My favourite memory is of Joe standing on Filfla in the middle of the night, arms raised in the spotlight of an AFM patrol boat, yelling “Jiena Joe Sultana!” (i’m Joe Sultana). They thought he was trespassing (he had permission to be there of course).

He also made bird-ringing trips to Comino extra special because in those breaks between net checks, Joe could tell tales from the very beginning of BirdLife Malta – no-one was safe from his gentle but mischievous sense of humour.

I have travelled all over the world in the course of my conservation career and have learned to treasure the people who greet foreigners with joy. Joe was one of those hosts. He welcomed my husband and I into his home every time we visited Gozo and was always keen to discuss our project bird, the Yelkouan Shearwater.

Conservation is sometimes riven with politics, but Joe was a man sure in his own standing, happy to share the successes of others, to give good advice and to advance the cause in whatever way he could, without worrying about being given credit.

Seabirds were always a passion for Joe and at a time when little was known about the Yelkouan and Scopoli’s Shearwaters in Malta, Joe was already studying them. Along with one of his closest friends, John J. Borg, Joe laid the groundwork for shearwater research, by ringing and monitoring birds in spectacularly inaccessible places such as Rdum tal-Madonna, Dingli and Ta Ċenċ in Gozo.

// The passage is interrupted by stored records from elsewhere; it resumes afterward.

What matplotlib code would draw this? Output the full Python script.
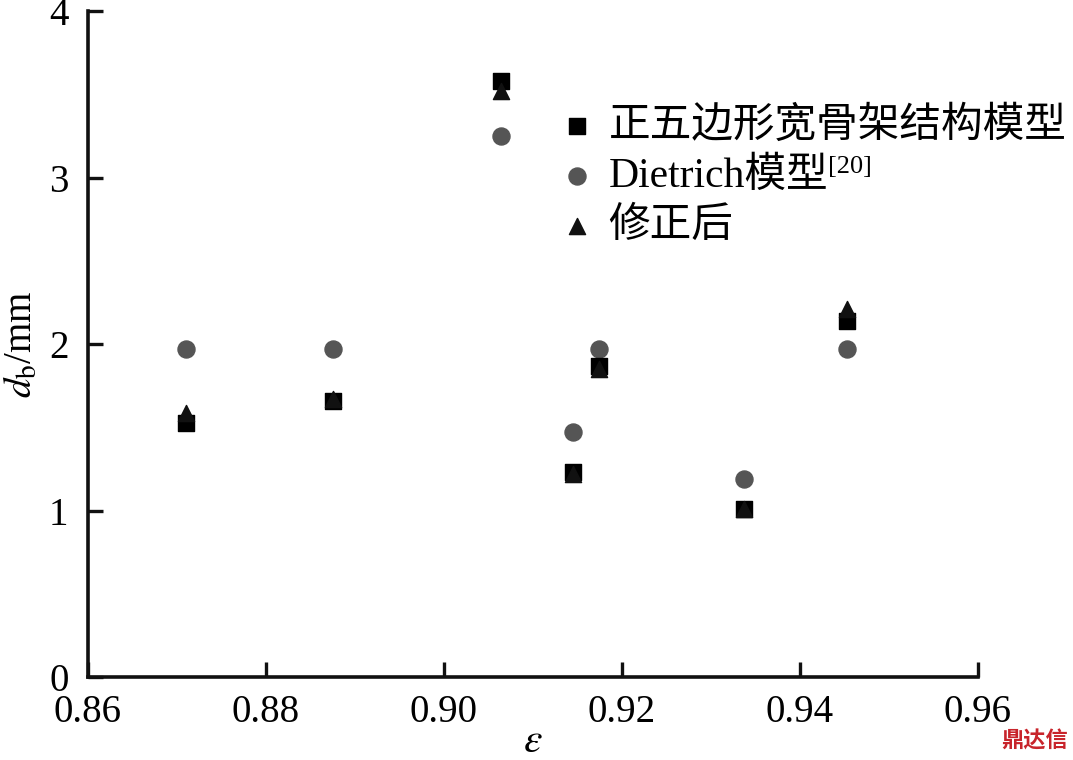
import matplotlib.pyplot as plt

plt.rcParams['font.family'] = ['Liberation Serif', 'Noto Sans CJK SC']
plt.rcParams['mathtext.fontset'] = 'stix'

# data
eps = [0.8710, 0.8875, 0.9064, 0.9145, 0.9174, 0.9338, 0.9453]
d_pentagon = [1.53, 1.66, 3.58, 1.23, 1.87, 1.01, 2.14]
d_dietrich = [1.97, 1.97, 3.25, 1.47, 1.97, 1.19, 1.97]
d_corrected = [1.59, 1.67, 3.52, 1.22, 1.85, 1.01, 2.21]

labels = ['正五边形宽骨架结构模型', 'Dietrich模型', '修正后']
x_ticks = [0.86, 0.88, 0.90, 0.92, 0.94, 0.96]
y_ticks = [0, 1, 2, 3, 4]

fig = plt.figure(figsize=(10.73, 7.6), dpi=100)
ax = fig.add_axes([0.082, 0.109, 0.829, 0.876])

ax.scatter(eps, d_dietrich, s=150, marker='o', color='#555555', zorder=3, label=labels[1])
ax.scatter(eps, d_pentagon, s=117, marker='s', color='#000000', zorder=4, label=labels[0])
ax.scatter(eps, d_corrected, s=135, marker='^', color='#111111', zorder=5, label=labels[2])

ax.set_xlim(0.86, 0.96)
ax.set_ylim(0, 4)
ax.set_xticks(x_ticks)
ax.set_xticklabels([f'{v:.2f}' for v in x_ticks])
ax.set_yticks(y_ticks)

for side in ['top', 'right']:
    ax.spines[side].set_visible(False)
for side in ['left', 'bottom']:
    ax.spines[side].set_linewidth(2.6)
    ax.spines[side].set_color('#111111')

ax.tick_params(direction='in', length=11, width=2.4, color='#111111',
               labelsize=28, pad=12)
ax.tick_params(axis='y', pad=14)

ax.set_xlabel(r'$\varepsilon$', fontsize=30, labelpad=-6)
ax.set_ylabel(r'$d_\mathrm{b}$/mm', fontsize=28, labelpad=6)

# legend in the order of the original figure
handles, hl = ax.get_legend_handles_labels()
order = [1, 0, 2]
leg = ax.legend([handles[i] for i in order], [hl[i] for i in order],
                loc='upper left', bbox_to_anchor=(0.508, 0.882), frameon=False,
                fontsize=30, handletextpad=0.25, handlelength=1.0,
                labelspacing=0.27, borderaxespad=0)

# superscript reference after the Dietrich entry
fig.canvas.draw()
renderer = fig.canvas.get_renderer()
bb = leg.get_texts()[1].get_window_extent(renderer)
fig.text(bb.x1 / fig.bbox.width, bb.y1 / fig.bbox.height + 0.002, '[20]',
         fontsize=19, ha='left', va='top')

# watermark
fig.text(0.995, 0.01, '鼎达信', color='#c8242b', fontsize=16, fontweight='bold',
         family=['Noto Sans CJK SC'], ha='right', va='bottom')

fig.savefig('out.png', dpi=100)
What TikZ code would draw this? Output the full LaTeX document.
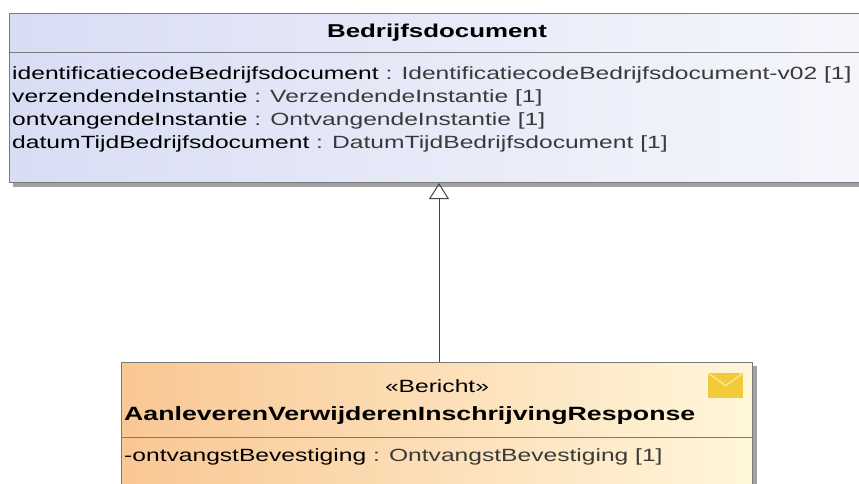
\documentclass[tikz,border=0pt]{standalone}
\usepackage{fontspec}
\setmainfont[FakeStretch=1.39]{Liberation Sans}
\usetikzlibrary{arrows.meta}
\definecolor{boxline}{HTML}{7A7A7A}
\definecolor{shadowgray}{HTML}{A2A2A2}
\definecolor{lavL}{HTML}{D9DDF4}
\definecolor{lavR}{HTML}{F6F7FC}
\definecolor{peachL}{HTML}{F9C794}
\definecolor{peachR}{HTML}{FFF6DA}
\definecolor{typegray}{HTML}{3A3A3A}
\definecolor{envY}{HTML}{F3CB3A}
\definecolor{envL}{HTML}{FBE58C}
\definecolor{linkgray}{HTML}{454545}
\newcommand{\typetext}[1]{{\color{typegray}#1}}
\tikzset{
  umlbox/.style={draw=boxline, line width=1bp, inner sep=0pt, anchor=north west},
  attr/.style={anchor=west, inner sep=0pt, font=\fontsize{17.7bp}{20bp}\selectfont},
  ttl/.style={inner sep=0pt, font=\fontsize{18.6bp}{20bp}\selectfont\bfseries},
  generalization/.style={draw=linkgray, line width=1bp, -{Triangle[open, length=16bp, width=20bp]}}
}
\begin{document}
\begin{tikzpicture}[x=1bp, y=-1bp]
\useasboundingbox (0,0) rectangle (859,484);
\fill[white] (0,0) rectangle (859,484);
% top class
\fill[shadowgray] (13,17) rectangle (880,187);
\node[umlbox, left color=lavL, right color=lavR, minimum width=871bp, minimum height=169bp] (bd) at (9,13) {};
\draw[boxline, line width=1bp] (9,53) -- (880,53);
\node[ttl] (bdname) at (437,33) {Bedrijfsdocument};
\node[attr] (a1) at (12,75) {identificatiecodeBedrijfsdocument \typetext{: IdentificatiecodeBedrijfsdocument-v02 [1]}};
\node[attr] (a2) at (12,98) {verzendendeInstantie \typetext{: VerzendendeInstantie [1]}};
\node[attr] (a3) at (12,121) {ontvangendeInstantie \typetext{: OntvangendeInstantie [1]}};
\node[attr] (a4) at (12,144) {datumTijdBedrijfsdocument \typetext{: DatumTijdBedrijfsdocument [1]}};
% bottom class
\fill[shadowgray] (125,366) rectangle (757,500);
\node[umlbox, left color=peachL, right color=peachR, minimum width=631bp, minimum height=140bp] (resp) at (121,362) {};
\draw[boxline, line width=1bp] (121,437) -- (752,437);
\node[inner sep=0pt, font=\fontsize{17.7bp}{20bp}\selectfont] (stereo) at (437,386) {«Bericht»};
\node[ttl, anchor=west, font=\fontsize{19.2bp}{20bp}\selectfont\bfseries] (respname) at (124,416) {AanleverenVerwijderenInschrijvingResponse};
\node[attr] (r1) at (124,457) {-ontvangstBevestiging \typetext{: OntvangstBevestiging [1]}};
% envelope icon
\node[inner sep=0pt, minimum width=35bp, minimum height=25bp, fill=envY, anchor=north west] (env) at (708,373) {};
\draw[envL, line width=1.5bp] (env.north west) -- (env.center) -- (env.north east);
% generalization
\draw[generalization] (resp.north -| 439,0) -- (bd.south -| 439,0);
\end{tikzpicture}
\end{document}
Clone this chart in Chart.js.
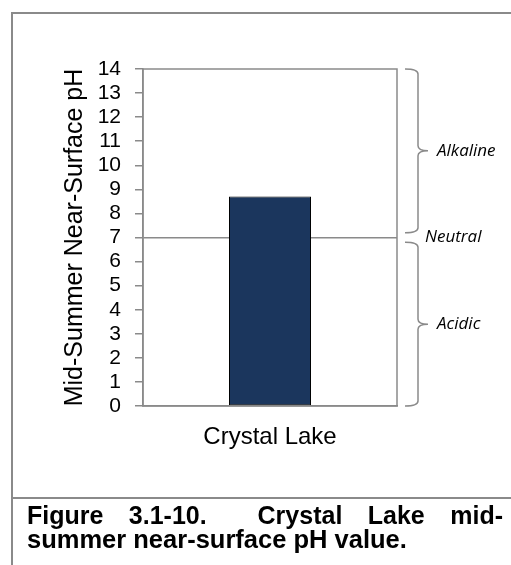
<!DOCTYPE html>
<html>
<head>
<meta charset="utf-8">
<script src="https://cdn.jsdelivr.net/npm/chart.js@4"></script>
<style>
  body { margin: 0; background: #fff; width: 511px; height: 565px; overflow: hidden; position: relative; font-family: "Liberation Sans", Arial, sans-serif; }
  #wrap { position: absolute; left: 0; top: 0; width: 511px; height: 565px; }
  .ln { position: absolute; background: #8a8a8a; }
  .cap { position: absolute; left: 27px; width: 476px; font-weight: bold; font-size: 25px; color: #000; white-space: nowrap; }
  #cap1 { top: 501px; text-align: justify; text-align-last: justify; white-space: normal; }
  #cap2 { top: 525px; font-size: 25.5px; }
</style>
</head>
<body>
<div class="ln" style="left:11px; top:12px; width:500px; height:2px;"></div>
<div class="ln" style="left:11px; top:12px; width:2px; height:553px;"></div>
<div class="ln" style="left:11px; top:497px; width:500px; height:2px;"></div>
<div id="wrap"><canvas id="grafico" width="511" height="565"></canvas></div>
<div class="cap" id="cap1">Figure 3.1-10.&nbsp; Crystal Lake mid-</div>
<div class="cap" id="cap2">summer near-surface pH value.</div>
<script>
const categorias = ['Crystal Lake'];
const valoresPH = [8.7];
const ticksY = [0, 1, 2, 3, 4, 5, 6, 7, 8, 9, 10, 11, 12, 13, 14];
const faixasNome = ['Alkaline', 'Neutral', 'Acidic'];
const faixasInicio = [7.2, 7, 0];
const faixasFim = [14, 7, 6.8];

const cinza = '#8a8a8a';

// moldura do grafico + chaves das faixas de pH
const molduraEChaves = {
    id: 'molduraEChaves',
    afterDraw(chart) {
        const { ctx, chartArea: a, scales: { y } } = chart;
        ctx.save();
        ctx.strokeStyle = cinza;
        ctx.lineWidth = 1.5;
        ctx.strokeRect(a.left, a.top, a.right - a.left, a.bottom - a.top);

        const x0 = a.right + 8, x1 = a.right + 21, xp = a.right + 31, r = 5;
        ctx.font = 'italic 17px "Open Sans", sans-serif';
        ctx.fillStyle = '#000';
        ctx.textBaseline = 'middle';
        faixasNome.forEach((nome, i) => {
            const yTop = y.getPixelForValue(faixasFim[i]);
            const yBot = y.getPixelForValue(faixasInicio[i]);
            if (faixasInicio[i] === faixasFim[i]) {
                ctx.fillText(nome, a.right + 28, yTop);
                return;
            }
            const ym = (yTop + yBot) / 2;
            ctx.beginPath();
            ctx.moveTo(x0, yTop);
            ctx.quadraticCurveTo(x1, yTop, x1, yTop + r);
            ctx.lineTo(x1, ym - r);
            ctx.quadraticCurveTo(x1, ym, xp, ym);
            ctx.moveTo(xp, ym);
            ctx.quadraticCurveTo(x1, ym, x1, ym + r);
            ctx.lineTo(x1, yBot - r);
            ctx.quadraticCurveTo(x1, yBot, x0, yBot);
            ctx.stroke();
            ctx.fillText(nome, a.right + 40, ym);
        });
        ctx.restore();
    }
};

new Chart(document.getElementById('grafico').getContext('2d'), {
    type: 'bar',
    data: {
        labels: categorias,
        datasets: [{
            label: 'pH',
            data: valoresPH,
            backgroundColor: '#1b365d',
            borderColor: '#000',
            borderWidth: 1,
            borderSkipped: false,
            barPercentage: 0.323,
            categoryPercentage: 1
        }]
    },
    options: {
        responsive: false,
        animation: false,
        layout: { padding: { top: 69, right: 114, left: 0, bottom: 0 } },
        plugins: { legend: { display: false }, tooltip: { enabled: false } },
        scales: {
            x: {
                afterFit: s => { s.height = 159; },
                grid: { display: false },
                border: { display: true, color: cinza, width: 1.5 },
                ticks: { color: '#000', padding: 9, font: { family: 'Liberation Sans', size: 24 } }
            },
            y: {
                z: 1,
                min: 0,
                max: 14,
                afterFit: s => { s.width = 143; },
                afterBuildTicks: s => { s.ticks = ticksY.map(v => ({ value: v })); },
                grid: {
                    color: c => (c.tick && c.tick.value === 7 ? cinza : 'rgba(0,0,0,0)'),
                    tickColor: cinza,
                    tickLength: 8,
                    lineWidth: 1.5
                },
                border: { display: true, color: cinza, width: 1.5 },
                ticks: { color: '#000', padding: 14, autoSkip: false, font: { family: 'Liberation Sans', size: 21 } },
                title: {
                    display: true,
                    text: 'Mid-Summer Near-Surface pH',
                    color: '#000',
                    padding: { top: 60 },
                    font: { family: 'Liberation Sans', size: 25 }
                }
            }
        }
    },
    plugins: [molduraEChaves]
});
</script>
</body>
</html>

If there was a ledge with seabirds in it, Joe was going to get there, even if it meant a death-defying vertical scramble, hundreds of meters above the sea. His efforts meant that Malta was able to tap into EU funds; those resources have resulted in great strides in shearwater conservation on the islands, now overseen by Joe’s son, Mark.

It was a pleasure to watch him deftly handle these sea-faring birds that he did so much to protect, and he took a wicked pleasure himself when one of the birds rebelled and bit a less experienced ringer hard enough to draw blood (I have the scars to show for that one).

Joe Sultana’s death leaves an enormous hole in the conservation world in Malta, Europe and beyond. You don’t meet many people like this extraordinary Gozitan in a lifetime – but his legacy lives on in every shearwater that survived to reproduce, every waterbird pair that nested in Għadira or Simar, every raptor that migrated safely over the island and in the passion for wildlife that ignited in the children he came into contact with.

We have lost the founding father of modern conservation in Malta, but we can honour his legacy by protecting the natural world into the future.